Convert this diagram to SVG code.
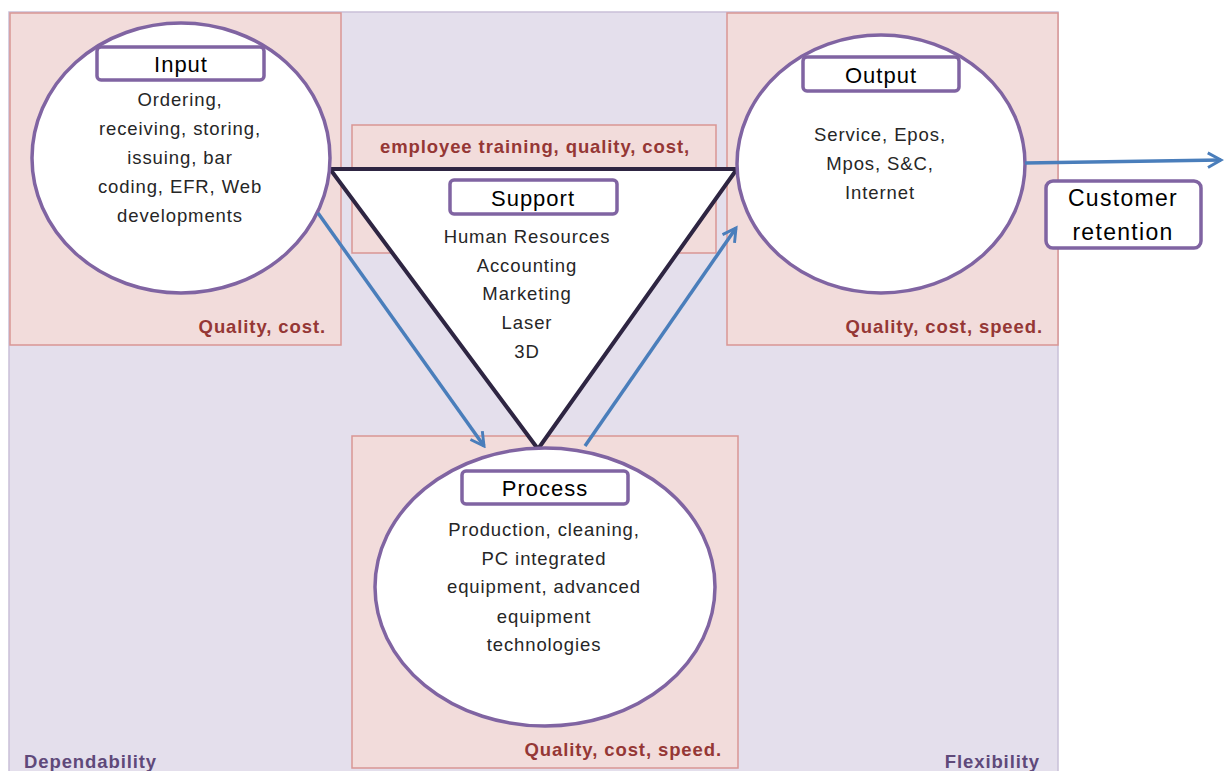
<svg xmlns="http://www.w3.org/2000/svg" width="1225" height="771" viewBox="0 0 1225 771">
<defs>
<style>
.bg{fill:#e4dfec;stroke:#c9c0d8;stroke-width:1.5}
.zone{fill:#f2dcdb;stroke:#d99694;stroke-width:1.5}
.ell{fill:#fff;stroke:#8064a2;stroke-width:3.5}
.lab{fill:#fff;stroke:#8064a2;stroke-width:3.5}
.t{font-family:"Liberation Sans",Arial,sans-serif;font-size:18.5px;letter-spacing:0.9px;fill:#262626;text-anchor:middle}
.h{font-family:"Liberation Sans",Arial,sans-serif;font-size:22px;letter-spacing:1px;fill:#000;text-anchor:middle}
.c{font-family:"Liberation Sans",Arial,sans-serif;font-size:23px;letter-spacing:1.3px;fill:#000;text-anchor:middle}
.q{font-family:"Liberation Sans",Arial,sans-serif;font-size:18.5px;letter-spacing:0.9px;font-weight:bold;fill:#953735;text-anchor:end}
.p{font-family:"Liberation Sans",Arial,sans-serif;font-size:18.5px;letter-spacing:0.9px;font-weight:bold;fill:#5f497a}
.arr{stroke:#4a7ebb;stroke-width:3.5;fill:none}
</style>
<marker id="ah" viewBox="0 0 12 12" refX="10" refY="6" markerWidth="5" markerHeight="5" orient="auto" markerUnits="strokeWidth">
<path d="M1,1 L10,6 L1,11" fill="none" stroke="#4a7ebb" stroke-width="2"/>
</marker>
</defs>
<rect width="1225" height="771" fill="#fff"/>
<rect class="bg" x="9" y="12" width="1049" height="762"/>
<text class="p" x="24" y="768">Dependability</text>
<text class="p" x="1040" y="768" text-anchor="end">Flexibility</text>

<g id="zones">
<rect class="zone" x="10" y="13" width="331" height="332"/>
<rect class="zone" x="727" y="13" width="331" height="332"/>
<rect class="zone" x="352" y="125" width="364" height="128"/>
<rect class="zone" x="352" y="436" width="386" height="332"/>
<text class="q" x="326" y="333">Quality, cost.</text>
<text class="q" x="1043" y="333">Quality, cost, speed.</text>
<text class="q" x="690" y="153">employee training, quality, cost,</text>
<text class="q" x="722" y="756">Quality, cost, speed.</text>
</g>

<g id="support">
<polygon points="330,169 737,169 538,449" fill="#fff" stroke="#2e2542" stroke-width="4" stroke-linejoin="miter"/>
<rect class="lab" x="450" y="180" width="167" height="34" rx="4"/>
<text class="h" x="533" y="206">Support</text>
<text class="t" x="527" y="243">Human Resources</text>
<text class="t" x="527" y="272">Accounting</text>
<text class="t" x="527" y="300">Marketing</text>
<text class="t" x="527" y="329">Laser</text>
<text class="t" x="527" y="358">3D</text>
</g>

<g id="input">
<ellipse class="ell" cx="181" cy="158" rx="149" ry="135"/>
<rect class="lab" x="97" y="47" width="167" height="33" rx="4"/>
<text class="h" x="181" y="72">Input</text>
<text class="t" x="180" y="106">Ordering,</text>
<text class="t" x="180" y="135">receiving, storing,</text>
<text class="t" x="180" y="164">issuing, bar</text>
<text class="t" x="180" y="193">coding, EFR, Web</text>
<text class="t" x="180" y="222">developments</text>
</g>

<g id="output">
<ellipse class="ell" cx="881" cy="164" rx="144" ry="129"/>
<rect class="lab" x="803" y="57" width="156" height="34" rx="4"/>
<text class="h" x="881" y="83">Output</text>
<text class="t" x="880" y="141">Service, Epos,</text>
<text class="t" x="880" y="170">Mpos, S&amp;C,</text>
<text class="t" x="880" y="199">Internet</text>
</g>

<g id="process">
<ellipse class="ell" cx="545" cy="587" rx="170" ry="139"/>
<rect class="lab" x="462" y="471" width="166" height="33" rx="4"/>
<text class="h" x="545" y="496">Process</text>
<text class="t" x="544" y="536">Production, cleaning,</text>
<text class="t" x="544" y="565">PC integrated</text>
<text class="t" x="544" y="593">equipment, advanced</text>
<text class="t" x="544" y="623">equipment</text>
<text class="t" x="544" y="651">technologies</text>
</g>

<g id="customer">
<rect class="lab" x="1046" y="181" width="155" height="67" rx="7"/>
<text class="c" x="1123" y="206">Customer</text>
<text class="c" x="1123" y="240">retention</text>
</g>

<g id="connectors">
<line class="arr" x1="318" y1="213" x2="484" y2="446" marker-end="url(#ah)"/>
<line class="arr" x1="585" y1="446" x2="736" y2="228" marker-end="url(#ah)"/>
<line class="arr" x1="1025" y1="163" x2="1221" y2="160" marker-end="url(#ah)"/>
</g>
</svg>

....

■ Instruction ■
Please write out all of the material above without changing a word, and omit any pictures.

■ Output for this exercise ■
Convert this diagram to SVG code.
<svg xmlns="http://www.w3.org/2000/svg" width="1225" height="771" viewBox="0 0 1225 771">
<defs>
<style>
.bg{fill:#e4dfec;stroke:#c9c0d8;stroke-width:1.5}
.zone{fill:#f2dcdb;stroke:#d99694;stroke-width:1.5}
.ell{fill:#fff;stroke:#8064a2;stroke-width:3.5}
.lab{fill:#fff;stroke:#8064a2;stroke-width:3.5}
.t{font-family:"Liberation Sans",Arial,sans-serif;font-size:18.5px;letter-spacing:0.9px;fill:#262626;text-anchor:middle}
.h{font-family:"Liberation Sans",Arial,sans-serif;font-size:22px;letter-spacing:1px;fill:#000;text-anchor:middle}
.c{font-family:"Liberation Sans",Arial,sans-serif;font-size:23px;letter-spacing:1.3px;fill:#000;text-anchor:middle}
.q{font-family:"Liberation Sans",Arial,sans-serif;font-size:18.5px;letter-spacing:0.9px;font-weight:bold;fill:#953735;text-anchor:end}
.p{font-family:"Liberation Sans",Arial,sans-serif;font-size:18.5px;letter-spacing:0.9px;font-weight:bold;fill:#5f497a}
.arr{stroke:#4a7ebb;stroke-width:3.5;fill:none}
</style>
<marker id="ah" viewBox="0 0 12 12" refX="10" refY="6" markerWidth="5" markerHeight="5" orient="auto" markerUnits="strokeWidth">
<path d="M1,1 L10,6 L1,11" fill="none" stroke="#4a7ebb" stroke-width="2"/>
</marker>
</defs>
<rect width="1225" height="771" fill="#fff"/>
<rect class="bg" x="9" y="12" width="1049" height="762"/>
<text class="p" x="24" y="768">Dependability</text>
<text class="p" x="1040" y="768" text-anchor="end">Flexibility</text>

<g id="zones">
<rect class="zone" x="10" y="13" width="331" height="332"/>
<rect class="zone" x="727" y="13" width="331" height="332"/>
<rect class="zone" x="352" y="125" width="364" height="128"/>
<rect class="zone" x="352" y="436" width="386" height="332"/>
<text class="q" x="326" y="333">Quality, cost.</text>
<text class="q" x="1043" y="333">Quality, cost, speed.</text>
<text class="q" x="690" y="153">employee training, quality, cost,</text>
<text class="q" x="722" y="756">Quality, cost, speed.</text>
</g>

<g id="support">
<polygon points="330,169 737,169 538,449" fill="#fff" stroke="#2e2542" stroke-width="4" stroke-linejoin="miter"/>
<rect class="lab" x="450" y="180" width="167" height="34" rx="4"/>
<text class="h" x="533" y="206">Support</text>
<text class="t" x="527" y="243">Human Resources</text>
<text class="t" x="527" y="272">Accounting</text>
<text class="t" x="527" y="300">Marketing</text>
<text class="t" x="527" y="329">Laser</text>
<text class="t" x="527" y="358">3D</text>
</g>

<g id="input">
<ellipse class="ell" cx="181" cy="158" rx="149" ry="135"/>
<rect class="lab" x="97" y="47" width="167" height="33" rx="4"/>
<text class="h" x="181" y="72">Input</text>
<text class="t" x="180" y="106">Ordering,</text>
<text class="t" x="180" y="135">receiving, storing,</text>
<text class="t" x="180" y="164">issuing, bar</text>
<text class="t" x="180" y="193">coding, EFR, Web</text>
<text class="t" x="180" y="222">developments</text>
</g>

<g id="output">
<ellipse class="ell" cx="881" cy="164" rx="144" ry="129"/>
<rect class="lab" x="803" y="57" width="156" height="34" rx="4"/>
<text class="h" x="881" y="83">Output</text>
<text class="t" x="880" y="141">Service, Epos,</text>
<text class="t" x="880" y="170">Mpos, S&amp;C,</text>
<text class="t" x="880" y="199">Internet</text>
</g>

<g id="process">
<ellipse class="ell" cx="545" cy="587" rx="170" ry="139"/>
<rect class="lab" x="462" y="471" width="166" height="33" rx="4"/>
<text class="h" x="545" y="496">Process</text>
<text class="t" x="544" y="536">Production, cleaning,</text>
<text class="t" x="544" y="565">PC integrated</text>
<text class="t" x="544" y="593">equipment, advanced</text>
<text class="t" x="544" y="623">equipment</text>
<text class="t" x="544" y="651">technologies</text>
</g>

<g id="customer">
<rect class="lab" x="1046" y="181" width="155" height="67" rx="7"/>
<text class="c" x="1123" y="206">Customer</text>
<text class="c" x="1123" y="240">retention</text>
</g>

<g id="connectors">
<line class="arr" x1="318" y1="213" x2="484" y2="446" marker-end="url(#ah)"/>
<line class="arr" x1="585" y1="446" x2="736" y2="228" marker-end="url(#ah)"/>
<line class="arr" x1="1025" y1="163" x2="1221" y2="160" marker-end="url(#ah)"/>
</g>
</svg>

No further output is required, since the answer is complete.